Xavier Mirindi Kiriza
24/05/07
Pour ceux qui l'ont peut-être oublié, les sophistes sont ces anciens philosophes et rhéteurs grecs antiques qui faisaient du sophisme. Lequel, dit Larousse, est un faux raisonnement conçu dans l'intention d'induire en erreur.
Nous sommes tenté de croire, depuis que nous suivons Me Azarias Ruberwa, l'ancien vice-président, dans ses développements discursifs, qu'il ne manque véritablement pas d'atomes crochus avec ces braves penseurs. Cela parce que toutes les fois qu'il a fini de parler, nous réalisons que nous n'avons rien compris de son discours. Mieux, qu'il a plus jeté du brouillard dans notre esprit qu'il ne nous a éclairé.
Interrogé, il y a deux jours, par un confrère de Rfi, sur l'avenir politique de son ancien collègue, Jean-Pierre Bemba, visiblement rattrapé par ce qu'il convient d'appeler la mauvaise aventure de son armée à Bangui (Centrafrique) à la rescousse du président Patassé dont le fauteuil était menacé, l'ancien vice-président a reconnu que cet avenir pourrait effectivement être compromis. A condition, a-t-il ajouté à raison, que les preuves de sa responsabilité dans les éventuels forfaits commis par cette armée soient apportées. Non sans souhaiter vivement que, dans cette affaire, la justice soit juste, impartiale, etc.
Jusque-là, le discours est limpide et correct. Mais, là où il cesse de l'être et crée, par conséquent, la confusion dans les esprits, à commencer par le nôtre, c'est lorsque l'ancien vice-président- fervent homme de Dieu doublé d'un excellent avocat- soutient que tout en veillant au respect strict de la loi, l'on tienne compte absolument, pour le cas de Jean-Pierre Bemba, de la donne politique. Autrement dit, si nous l'avons bien compris, Me Azarias Ruberwa propose que son ancien collègue bénéficie d'une mesure de grâce au cas où, à la fin de son éventuel procès, il était reconnu coupable. Ou carrément, que ce procès n'ait pas lieu du tout. A ce sujet, nous nous posons deux questions. La première est celle-ci : du moment que l'on innocente ou que l'on ne punit pas un coupable avéré, la justice est-elle encore juste et impartiale ? Est-elle encore la même pour tous ? Manifestement, Ruberwa dément là cet homme de loi, son confrère, qui affirme que lorsque le droit est pour quelques-uns, il n'est plus pour personne.
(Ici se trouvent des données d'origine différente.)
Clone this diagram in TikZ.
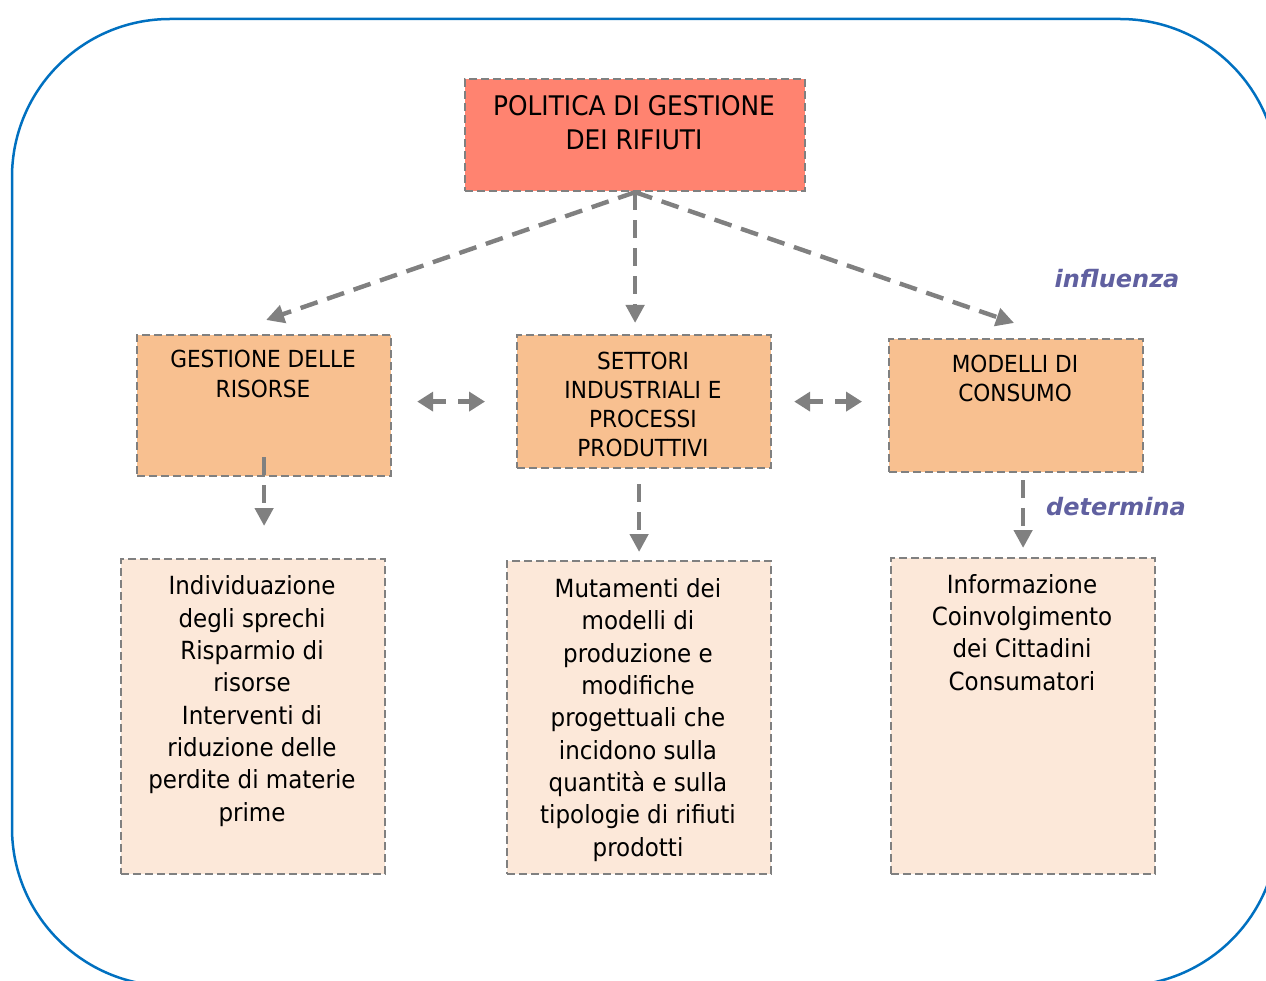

La deuxième question consiste à savoir à qui se fier, à qui se confier encore, dès lors que le culte de l'impunité est ostensiblement professé par un homme de Dieu et de loi.
Dans son sophisme, l'ancien vice-président est allé plus loin en soutenant encore que l'éventuelle inculpation de Jean-Pierre Bemba pourrait assombrir la situation politique dans notre pays. Personnellement, nous nous demandons de quelle manière. L'ancien vice-président de la Commission économique et financière aura été jugé et condamné pour des forfaits commis indirectement par un chef rebelle à la tête d'une armée insurrectionnelle. Vraiment, il faudra qu'on nous explique comment un cas comme celui-là pourrait concerner de près ou de loin l'Etat congolais. Qui, pour l'honneur et le respect de la justice, doit accepter sereinement que son ressortissant, reconnu objectivement coupable, boive jusqu'à la lie son éventuel calice.
Mais, nous avons bien compris Azarias Ruberwa. On raconte que lorsque la tête de Charles 1er d'Angleterre- décapitée par ses sujets- roula sur l'échafaud, tous les monarques européens eurent mal à la nuque. L'ancien vice-président sait parfaitement qu'il n'y a pas que Jean-Pierre Bemba qui, en RDC, doit être approché par la Cour pénale internationale. Le parti à la tête duquel il se trouve, le RCD, a aussi en tant qu'ancien mouvement rebelle, beaucoup de situations qu'il n'a jamais expliquées aux Congolais.
En effet, pendant qu'il dirigeait ou co-dirigeait l'Est du pays, il s'est produit d'horribles massacres à Makobola, Kasika, Mwenga, Kabare, Walungu (Sud-Kivu), à Kisangani (Province orientale), etc. On a parlé même de l'enterrement de femmes vivantes à Mwenga et de viols comme l'une des stratégies de la guerre. Nous n'oublions pas le pillage des ressources. En ayant tout cela à l'esprit, il ne faut pas exclure le fait qu'en prônant une solution politique dans le dossier de Jean-Pierre Bemba, Me Ruberwa n'avait que le nom de celui-ci sur sa langue. En réalité, c'est pour sa propre maison qu'il prêchait. Autrement dit, c'est son propre cas qu'il défendait. Autrement dit encore, c'est l'inquiétude, son inquiétude, qui a parlé.